Commentary on Political Economy

Saturday 11 July 2020

HAN CHINESE RATS ! WE WILL SMASH YOU TO SMITHEREENS !

China Has Never Liked Playing by Other People’s Rules

From the time of the earliest emperors, its leaders would incur great costs and surrender tangible benefits to return to supremacy.
At the center of the universe. 
At the center of the universe.  Photographer: STR/AFP/Getty Images
Arguably, no country in the world has benefited more from the U.S.-led global order than China. Yet, to many eyes, Beijing seems determined to upset that order, its principles and its institutions.
Some would argue that such ambition is only natural in a rising power, one that played little role in writing the rules by which it’s now expected to adhere. In fact, at least some of the roots of China’s discontent with the current order run much deeper — back to the earliest emperors more than 2,000 years ago.
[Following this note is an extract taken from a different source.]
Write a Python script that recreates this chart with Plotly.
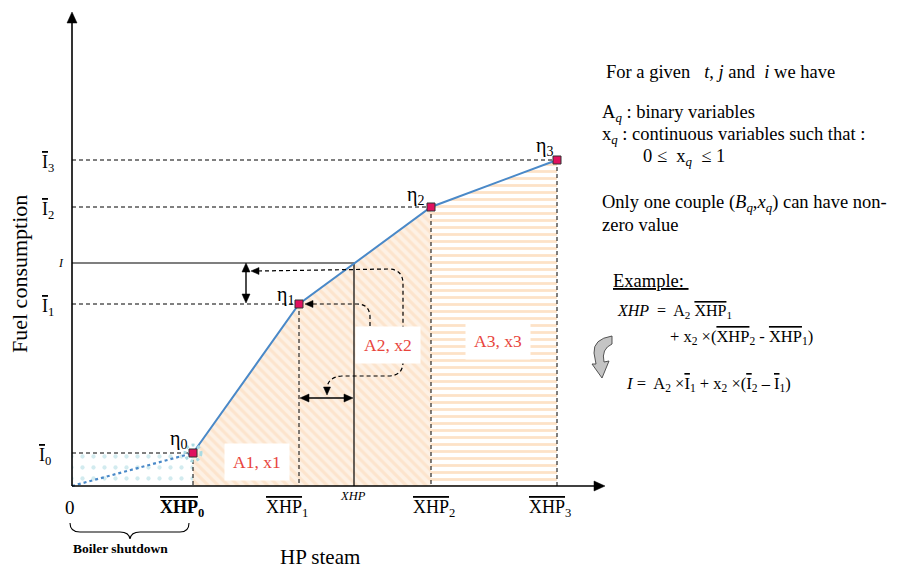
import plotly.graph_objects as go

# ---------------- data (arbitrary units, origin at 0) ----------------
point_names = ["η<sub>0</sub>", "η<sub>1</sub>", "η<sub>2</sub>", "η<sub>3</sub>"]
xhp_bar = [121, 227, 359, 485]      # XHP_q breakpoints
i_bar = [33, 182, 279, 326]         # I_q fuel consumption at breakpoints
xhp_op = 282                        # operating XHP
i_op = 223                          # operating I
x_axis_end = 533
y_axis_end = 474
xhp_labels = ["<b><span style='text-decoration:overline'>XHP</span><sub>0</sub></b>",
              "<span style='text-decoration:overline'>XHP</span><sub>1</sub>",
              "<span style='text-decoration:overline'>XHP</span><sub>2</sub>",
              "<span style='text-decoration:overline'>XHP</span><sub>3</sub>"]
i_labels = ["<span style='text-decoration:overline'>I</span><sub>0</sub>",
            "<span style='text-decoration:overline'>I</span><sub>1</sub>",
            "<span style='text-decoration:overline'>I</span><sub>2</sub>",
            "<span style='text-decoration:overline'>I</span><sub>3</sub>"]
region_labels = ["A1, x1", "A2, x2", "A3, x3"]

# ---------------- layout helpers ----------------
X0, Y0 = 72, 486
def P(px, py):
    return px - X0, Y0 - py

def path(cmds):
    s = ""
    for c in cmds:
        s += c[0] + " " + " ".join(f"{P(*p)[0]},{P(*p)[1]}" for p in c[1:]) + " "
    return s.strip()

FONT = "Liberation Serif"
BLUE = "#4a89c8"
RED = "#e8453c"
DASH = "4px,3px"

fig = go.Figure()

# dotted region (boiler shutdown)
fig.add_trace(go.Scatter(
    x=[0, 0, xhp_bar[0], xhp_bar[0], 0], y=[0, i_bar[0], i_bar[0], 0, 0],
    fill="toself", mode="lines", line=dict(width=0),
    fillpattern=dict(shape=".", bgcolor="white", fgcolor="#a5d7e0", size=11, solidity=0.12),
    hoverinfo="skip", showlegend=False))

# A1/A2 region
fig.add_trace(go.Scatter(
    x=[xhp_bar[0], xhp_bar[0], xhp_bar[1], xhp_bar[2], xhp_bar[2], xhp_bar[0]],
    y=[0, i_bar[0], i_bar[1], i_bar[2], 0, 0],
    fill="toself", mode="lines", line=dict(width=0),
    fillpattern=dict(shape="\\", bgcolor="#fdf1e5", fgcolor="#fbd8b5", size=7, solidity=0.45),
    hoverinfo="skip", showlegend=False))

# A3 region
fig.add_trace(go.Scatter(
    x=[xhp_bar[2], xhp_bar[2], xhp_bar[3], xhp_bar[3], xhp_bar[2]],
    y=[0, i_bar[2], i_bar[3], 0, 0],
    fill="toself", mode="lines", line=dict(width=0),
    fillpattern=dict(shape="-", bgcolor="white", fgcolor="#fcc690", size=7, solidity=0.4),
    hoverinfo="skip", showlegend=False))

# dashed guide lines
gx, gy = [], []
for xv, yv in zip(xhp_bar, i_bar):
    gx += [0, xv, None, xv, xv, None]
    gy += [yv, yv, None, yv, 0, None]
fig.add_trace(go.Scatter(x=gx, y=gy, mode="lines",
                         line=dict(color="black", width=1, dash=DASH),
                         hoverinfo="skip", showlegend=False))

# operating point lines
fig.add_trace(go.Scatter(x=[0, xhp_op, xhp_op], y=[i_op, i_op, 0], mode="lines",
                         line=dict(color="black", width=1.2),
                         hoverinfo="skip", showlegend=False))

# dotted line from origin
fig.add_trace(go.Scatter(x=[0, xhp_bar[0]], y=[0, i_bar[0]], mode="lines",
                         line=dict(color=BLUE, width=2.2, dash="dot"),
                         hoverinfo="skip", showlegend=False))

# piecewise linear curve
fig.add_trace(go.Scatter(x=xhp_bar, y=i_bar, mode="lines",
                         line=dict(color=BLUE, width=2),
                         hoverinfo="skip", showlegend=False))

# halo at eta0
fig.add_shape(type="circle", xref="x", yref="y",
              x0=xhp_bar[0] - 8, x1=xhp_bar[0] + 8, y0=i_bar[0] - 8, y1=i_bar[0] + 8,
              line=dict(color="#a9dbe3", width=3, dash="dot"))

# markers
fig.add_trace(go.Scatter(x=xhp_bar, y=i_bar, mode="markers",
                         marker=dict(symbol="square", size=8, color="#e0115f",
                                     line=dict(color="#333", width=1)),
                         hoverinfo="skip", showlegend=False))

# ---------- arrows drawn as shapes ----------
def line(x0, y0, x1, y1, width=1.4, dash=None):
    fig.add_shape(type="line", xref="x", yref="y", x0=x0, y0=y0, x1=x1, y1=y1,
                  line=dict(color="black", width=width, dash=dash))

def head(tx, ty, dx, dy, L=9, W=4):
    # tip at data (tx,ty); (dx,dy) unit direction the arrow points to
    nx, ny = -dy, dx
    pts = [(tx, ty), (tx - L * dx + W * nx, ty - L * dy + W * ny),
           (tx - L * dx - W * nx, ty - L * dy - W * ny)]
    s = "M " + " L ".join(f"{a},{b}" for a, b in pts) + " Z"
    fig.add_shape(type="path", xref="x", yref="y", path=s,
                  fillcolor="black", line=dict(color="black", width=0.5))

# axes
line(0, 0, x_axis_end - 6, 0, width=1.6)
line(0, 0, 0, y_axis_end - 6, width=1.6)
head(x_axis_end, 0, 1, 0, L=11, W=5)
head(0, y_axis_end, 0, 1, L=11, W=5)

# double vertical arrow
vx = P(246, 0)[0]
line(vx, i_bar[1] + 6, vx, i_op - 6)
head(vx, i_op, 0, 1)
head(vx, i_bar[1] + 1, 0, -1)
# double horizontal arrow
hy = P(0, 398)[1]
line(xhp_bar[1] + 6, hy, xhp_op - 6, hy)
head(xhp_op - 1, hy, 1, 0)
head(xhp_bar[1] + 1, hy, -1, 0)

# dashed curved arrows
p1 = path([("M", (258, 271)), ("L", (388, 269)), ("Q", (403, 269), (403, 284)),
           ("L", (403, 362)), ("Q", (403, 376), (388, 376)), ("L", (342, 376)),
           ("Q", (328, 377), (327, 388))])
p2 = path([("M", (370, 326)), ("L", (370, 316)), ("Q", (369, 304), (357, 304)), ("L", (311, 304))])
for p in (p1, p2):
    fig.add_shape(type="path", xref="x", yref="y", path=p,
                  line=dict(color="black", width=1.2, dash=DASH))
hx, hy2 = P(251, 271); head(hx, hy2, -1, 0, L=8, W=3.5)
hx, hy2 = P(327, 395); head(hx, hy2, 0, -1, L=8, W=3.5)
hx, hy2 = P(305, 304); head(hx, hy2, -1, 0, L=8, W=3.5)

# brace
fig.add_shape(type="path", xref="x", yref="y",
              path=path([("M", (70, 523)), ("Q", (70, 532), (80, 532)), ("L", (120, 532)),
                         ("Q", (129, 532), (130, 539)), ("Q", (131, 532), (140, 532)),
                         ("L", (180, 532)), ("Q", (189, 532), (189, 523))]),
              line=dict(color="black", width=1.1))

# gray curved arrow
fig.add_shape(type="path", xref="x", yref="y",
              path=path([("M", (612, 336)), ("Q", (593, 339), (594, 353)), ("L", (596, 364)),
                         ("L", (592, 364)), ("L", (602, 378)), ("L", (609, 361)),
                         ("L", (604, 362)), ("Q", (601, 349), (612, 344)), ("Z",)]),
              fillcolor="#c4c4c4", line=dict(color="#444", width=0.9))

ann = []
def T(px, py, text, size=16, color="black", xanchor="center", **kw):
    x, y = P(px, py)
    d = dict(x=x, y=y, xref="x", yref="y", text=text, showarrow=False,
             font=dict(family=FONT, size=size, color=color), xanchor=xanchor, yanchor="middle")
    d.update(kw)
    return d

# tick labels
ann.append(T(70, 507, "0", size=19))
tick_px = [182, 287, 434, 550]
for px, lab in zip(tick_px, xhp_labels):
    ann.append(T(px, 508, lab, size=18))
ann.append(T(X0 + xhp_op - 1, 496, "<i>XHP</i>", size=12.5))
i_lab_px = [45, 48, 48, 48]
for yv, lab, lx in zip(i_bar, i_labels, i_lab_px):
    ann.append(T(lx, Y0 - yv + 3, lab, size=18))
ann.append(T(61, Y0 - i_op, "<i>I</i>", size=12))

# eta labels
eta_off = [(-15, -14), (-14, -9), (-16, -12), (-13, -14)]
for xv, yv, lab, (ox, oy) in zip(xhp_bar, i_bar, point_names, eta_off):
    ann.append(T(X0 + xv + ox, Y0 - yv + oy, lab, size=20))

# region labels
reg_pos = [(257, 462), (388, 345), (498, 341)]
for (px, py), lab in zip(reg_pos, region_labels):
    ann.append(T(px, py, lab, size=17.5, color=RED, bgcolor="white", borderpad=8))

# axis titles
ann.append(T(320, 557, "HP steam", size=21))
ann.append(T(19, 274, "Fuel consumption", size=22, textangle=-90))
ann.append(T(120, 548, "<b>Boiler shutdown</b>", size=13.5))

# right-hand text
OL = "<span style='text-decoration:overline'>"
right = [
    (604, 72, "For a given   <i>t</i>, <i>j</i> and  <i>i</i> we have", 18.5),
    (600, 113, "A<i><sub>q</sub></i> : binary variables", 18.5),
    (600, 135, "x<i><sub>q</sub></i> : continuous variables such that :", 18.5),
    (641, 157, "0 ≤  x<i><sub>q</sub></i>  ≤ 1", 18.5),
    (600, 203, "Only one couple (<i>B<sub>q</sub></i>,<i>x<sub>q</sub></i>) can have non-", 18.5),
    (600, 225, "zero value", 18.5),
    (611, 281, "<u>Example: </u>", 18.5),
    (615, 311, "<i>XHP</i>  =  A<sub>2</sub> " + OL + "XHP</span><sub>1</sub>", 16),
    (668, 337, "+ x<sub>2</sub> ×(" + OL + "XHP</span><sub>2</sub> - " + OL + "XHP</span><sub>1</sub>)", 16.5),
    (624, 384, "<i>I</i> =  A<sub>2</sub> ×" + OL + "I</span><sub>1</sub> + x<sub>2</sub> ×(" + OL + "I</span><sub>2</sub> – " + OL + "I</span><sub>1</sub>)", 16.5),
]
for px, py, txt, sz in right:
    ann.append(T(px, py, txt, size=sz, xanchor="left"))

fig.update_layout(
    width=898, height=572, margin=dict(l=0, r=0, t=0, b=0),
    paper_bgcolor="white", plot_bgcolor="white",
    xaxis=dict(range=[-X0, 898 - X0], visible=False, fixedrange=True),
    yaxis=dict(range=[Y0 - 572, Y0], visible=False, fixedrange=True),
    annotations=ann, showlegend=False,
)
fig.write_html("out.html")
Throughout history, Chinese leaders have rarely liked playing by other people’s rules.
For centuries, there was little need to do so. Ancient Chinese statesmen perceived the world as a hierarchy, with the Chinese atop a pyramid of peoples. In order for foreign kingdoms to share in the wonders of Chinese civilization, they had to send tribute to acknowledge the superiority of China and its emperor.
During those periods when China was weak, its rulers deeply resented having to bend to the will of outsiders. Indeed, they would incur great costs and surrender tangible benefits just to return to primacy.
This pattern emerged almost simultaneously with imperial China. In 200 B.C., after the founding emperor of the Han Dynasty barely escaped with the remnants of his shattered army from an encounter with the Xiongnu, a confederation of northern steppe tribes, the Chinese court agreed to effectively pay tribute to their militarily superior neighbor in return for peace. The Han accepted the Xiongnu as diplomatic equals.
Though the arrangement had flaws — the Xiongnu still sometimes launched raids into China — the costs of upholding it were far cheaper than fighting. Nonetheless, it rankled. How could the glittering emperor of China lower himself to the status of a barbarian chieftain? “To command the barbarians is the power vested in the emperor on the top,” one Chinese statesman told the throne. The situation with the Xiongnu was “like that of a person hanging upside down.”
After about six decades, another Han Dynasty emperor, backed by a strengthened empire, ditched the deal. At the cost of tremendous loss of life and treasure, he fought a lengthy war that smashed Xiongnu power.
More than a millennium later, the Song Dynasty repeated the cycle. After its founding in 960 A.D., the Song confronted another northern threat, the Khitan, and the court inked another money-for-peace agreement. This one, too, maintained stability at minimal cost. The Song’s economy, art and philosophy flourished.
Yet Song hardliners detested the deal. Not only did the Khitan have the gall to set up their own dynasty, the Liao, with their own emperor, they did so on a chunk of territory the Chinese claimed as theirs. In the early 12th century, the Song jettisoned the pact and forged an alliance against the Khitan with another steppe people. The Khitan dynasty was destroyed. But the Song’s decision backfired when their erstwhile allies invaded the empire and chased the court from north China.
Chinese leaders could be flexible with the rules when it suited. After the first European seafarers made their way to China in the early 16th century, for instance, trade boomed even though the newcomers were never fully incorporated into Beijing’s diplomatic system.
But there were limits. In 1793, when the British sought new diplomatic and trading privileges, those ran counter to Chinese practice. So did the antics of the envoy, George Macartney, who refused to perform the kowtow, an obsequious bow required by court ritual. All British requests were rejected. “How can our dynasty alter its whole procedure and system of etiquette … in order to meet your individual views?” the emperor asked in a condescending letter to King George III.
Ever since China’s defeat in the first Opium War to the British almost two centuries ago, the Chinese have been compelled to play by the West’s rules. Beijing adopted European-style diplomacy as just another nation state among many. Though this absorption into the Western system was traumatic, it ultimately proved a tremendous success. China is a rising superpower today because of the trade, investment and stability the U.S. order supported.
Still, many Chinese leaders appear to see the U.S. system as a foreign imposition that has relegated them to, in effect, a subordinate position in the world, besieged by alien ideals and norms. If they are not looking to overthrow that system entirely, they would like to clear out space to rule as they see fit — whether that means cracking down on the pro-democracy movement in Hong Kong or demanding obeisance from smaller neighbors.  “Long gone are the days when we [in] China had to takes cues from others,” a senior Beijing official recently said.
This is deeply risky. The Chinese economy still badly needs the West for technology and job-creating investment. China’s actions are prodding countries from Australia to India to resist its climb. China’s rulers aren’t likely to be dissuaded, though, if history is any guide.